GIVEN TASK: Return every line below as is, leaving out the pictures.

..............................

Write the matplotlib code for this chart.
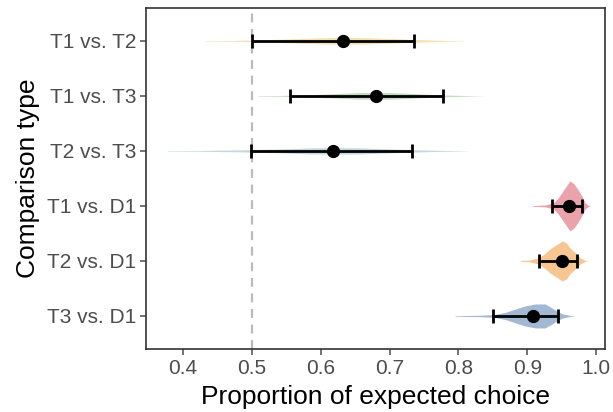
import matplotlib
matplotlib.use("Agg")
import matplotlib.pyplot as plt
import numpy as np

plt.rcParams['font.family'] = ['Liberation Sans', 'DejaVu Sans']

# === 資料 ===
categories = ["T1 vs. T2", "T1 vs. T3", "T2 vs. T3", "T1 vs. D1", "T2 vs. D1", "T3 vs. D1"]
means = [0.633, 0.680, 0.618, 0.961, 0.951, 0.909]
ci_low = [0.500, 0.556, 0.498, 0.936, 0.917, 0.850]
ci_high = [0.736, 0.778, 0.732, 0.980, 0.972, 0.945]
colors = ["#EBC870", "#8FC08C", "#86B5B8", "#EBA3AB", "#F7C692", "#A3B8D3"]

# violin 輪廓（x 值與相對半寬）
violin_x = [
    [0.432, 0.468, 0.512, 0.556, 0.599, 0.635, 0.672, 0.715, 0.744, 0.774, 0.803, 0.810],
    [0.508, 0.541, 0.585, 0.628, 0.657, 0.679, 0.701, 0.730, 0.759, 0.788, 0.817, 0.839],
    [0.377, 0.425, 0.483, 0.541, 0.585, 0.618, 0.657, 0.701, 0.744, 0.774, 0.803, 0.817],
    [0.907, 0.926, 0.938, 0.945, 0.951, 0.957, 0.962, 0.968, 0.974, 0.980, 0.984, 0.989, 0.992],
    [0.890, 0.904, 0.916, 0.925, 0.933, 0.942, 0.951, 0.957, 0.962, 0.970, 0.977, 0.984, 0.989],
    [0.795, 0.832, 0.853, 0.868, 0.883, 0.897, 0.912, 0.926, 0.936, 0.945, 0.952, 0.962, 0.970],
]
violin_w = [
    [0.004, 0.007, 0.018, 0.036, 0.055, 0.064, 0.055, 0.036, 0.022, 0.009, 0.004, 0.0],
    [0.004, 0.007, 0.022, 0.045, 0.060, 0.065, 0.060, 0.045, 0.027, 0.013, 0.005, 0.0],
    [0.004, 0.007, 0.018, 0.036, 0.055, 0.060, 0.055, 0.036, 0.018, 0.009, 0.004, 0.0],
    [0.005, 0.018, 0.055, 0.145, 0.255, 0.364, 0.455, 0.400, 0.291, 0.164, 0.055, 0.009, 0.0],
    [0.005, 0.018, 0.055, 0.127, 0.218, 0.291, 0.364, 0.327, 0.236, 0.145, 0.055, 0.009, 0.0],
    [0.005, 0.013, 0.027, 0.064, 0.127, 0.182, 0.218, 0.218, 0.145, 0.073, 0.036, 0.009, 0.0],
]
alphas = [0.55, 0.55, 0.5, 1.0, 1.0, 1.0]

# === 畫圖 ===
fig = plt.figure(figsize=(6.13, 4.12), dpi=100)
ax = fig.add_axes([0.238, 0.153, 0.749, 0.828])

n = len(categories)
ypos = np.arange(n, 0, -1)

ax.axvline(0.5, color="#BBBBBB", linestyle=(0, (4, 3)), linewidth=1.6, zorder=1)

for i in range(n):
    vx = np.array(violin_x[i])
    vw = np.array(violin_w[i])
    ax.fill_between(vx, ypos[i] - vw, ypos[i] + vw, color=colors[i], alpha=alphas[i],
                    linewidth=0, zorder=2)

ax.errorbar(means, ypos,
            xerr=[np.array(means) - np.array(ci_low), np.array(ci_high) - np.array(means)],
            fmt="o", color="black", ecolor="black", elinewidth=2.0, capsize=5, capthick=2.0,
            markersize=8.5, zorder=3)

ax.set_xlim(0.346, 1.013)
ax.set_ylim(0.4, 6.6)
ax.set_xticks([0.4, 0.5, 0.6, 0.7, 0.8, 0.9, 1.0])
ax.set_xticklabels(["0.4", "0.5", "0.6", "0.7", "0.8", "0.9", "1.0"])
ax.set_yticks(ypos)
ax.set_yticklabels(categories)

ax.tick_params(axis="both", labelsize=15, colors="#4D4D4D", length=4, width=1.1, pad=3)
for s in ax.spines.values():
    s.set_color("#333333")
    s.set_linewidth(1.2)

ax.set_xlabel("Proportion of expected choice", fontsize=19, labelpad=5)
ax.set_ylabel("Comparison type", fontsize=19, labelpad=5)

plt.savefig("out.png", dpi=100)
plt.close()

..............................

SOLUTION FOR THIS PROBLEM:
Write the matplotlib code for this chart.
import matplotlib
matplotlib.use("Agg")
import matplotlib.pyplot as plt
import numpy as np

plt.rcParams['font.family'] = ['Liberation Sans', 'DejaVu Sans']

# === 資料 ===
categories = ["T1 vs. T2", "T1 vs. T3", "T2 vs. T3", "T1 vs. D1", "T2 vs. D1", "T3 vs. D1"]
means = [0.633, 0.680, 0.618, 0.961, 0.951, 0.909]
ci_low = [0.500, 0.556, 0.498, 0.936, 0.917, 0.850]
ci_high = [0.736, 0.778, 0.732, 0.980, 0.972, 0.945]
colors = ["#EBC870", "#8FC08C", "#86B5B8", "#EBA3AB", "#F7C692", "#A3B8D3"]

# violin 輪廓（x 值與相對半寬）
violin_x = [
    [0.432, 0.468, 0.512, 0.556, 0.599, 0.635, 0.672, 0.715, 0.744, 0.774, 0.803, 0.810],
    [0.508, 0.541, 0.585, 0.628, 0.657, 0.679, 0.701, 0.730, 0.759, 0.788, 0.817, 0.839],
    [0.377, 0.425, 0.483, 0.541, 0.585, 0.618, 0.657, 0.701, 0.744, 0.774, 0.803, 0.817],
    [0.907, 0.926, 0.938, 0.945, 0.951, 0.957, 0.962, 0.968, 0.974, 0.980, 0.984, 0.989, 0.992],
    [0.890, 0.904, 0.916, 0.925, 0.933, 0.942, 0.951, 0.957, 0.962, 0.970, 0.977, 0.984, 0.989],
    [0.795, 0.832, 0.853, 0.868, 0.883, 0.897, 0.912, 0.926, 0.936, 0.945, 0.952, 0.962, 0.970],
]
violin_w = [
    [0.004, 0.007, 0.018, 0.036, 0.055, 0.064, 0.055, 0.036, 0.022, 0.009, 0.004, 0.0],
    [0.004, 0.007, 0.022, 0.045, 0.060, 0.065, 0.060, 0.045, 0.027, 0.013, 0.005, 0.0],
    [0.004, 0.007, 0.018, 0.036, 0.055, 0.060, 0.055, 0.036, 0.018, 0.009, 0.004, 0.0],
    [0.005, 0.018, 0.055, 0.145, 0.255, 0.364, 0.455, 0.400, 0.291, 0.164, 0.055, 0.009, 0.0],
    [0.005, 0.018, 0.055, 0.127, 0.218, 0.291, 0.364, 0.327, 0.236, 0.145, 0.055, 0.009, 0.0],
    [0.005, 0.013, 0.027, 0.064, 0.127, 0.182, 0.218, 0.218, 0.145, 0.073, 0.036, 0.009, 0.0],
]
alphas = [0.55, 0.55, 0.5, 1.0, 1.0, 1.0]

# === 畫圖 ===
fig = plt.figure(figsize=(6.13, 4.12), dpi=100)
ax = fig.add_axes([0.238, 0.153, 0.749, 0.828])

n = len(categories)
ypos = np.arange(n, 0, -1)

ax.axvline(0.5, color="#BBBBBB", linestyle=(0, (4, 3)), linewidth=1.6, zorder=1)

for i in range(n):
    vx = np.array(violin_x[i])
    vw = np.array(violin_w[i])
    ax.fill_between(vx, ypos[i] - vw, ypos[i] + vw, color=colors[i], alpha=alphas[i],
                    linewidth=0, zorder=2)

ax.errorbar(means, ypos,
            xerr=[np.array(means) - np.array(ci_low), np.array(ci_high) - np.array(means)],
            fmt="o", color="black", ecolor="black", elinewidth=2.0, capsize=5, capthick=2.0,
            markersize=8.5, zorder=3)

ax.set_xlim(0.346, 1.013)
ax.set_ylim(0.4, 6.6)
ax.set_xticks([0.4, 0.5, 0.6, 0.7, 0.8, 0.9, 1.0])
ax.set_xticklabels(["0.4", "0.5", "0.6", "0.7", "0.8", "0.9", "1.0"])
ax.set_yticks(ypos)
ax.set_yticklabels(categories)

ax.tick_params(axis="both", labelsize=15, colors="#4D4D4D", length=4, width=1.1, pad=3)
for s in ax.spines.values():
    s.set_color("#333333")
    s.set_linewidth(1.2)

ax.set_xlabel("Proportion of expected choice", fontsize=19, labelpad=5)
ax.set_ylabel("Comparison type", fontsize=19, labelpad=5)

plt.savefig("out.png", dpi=100)
plt.close()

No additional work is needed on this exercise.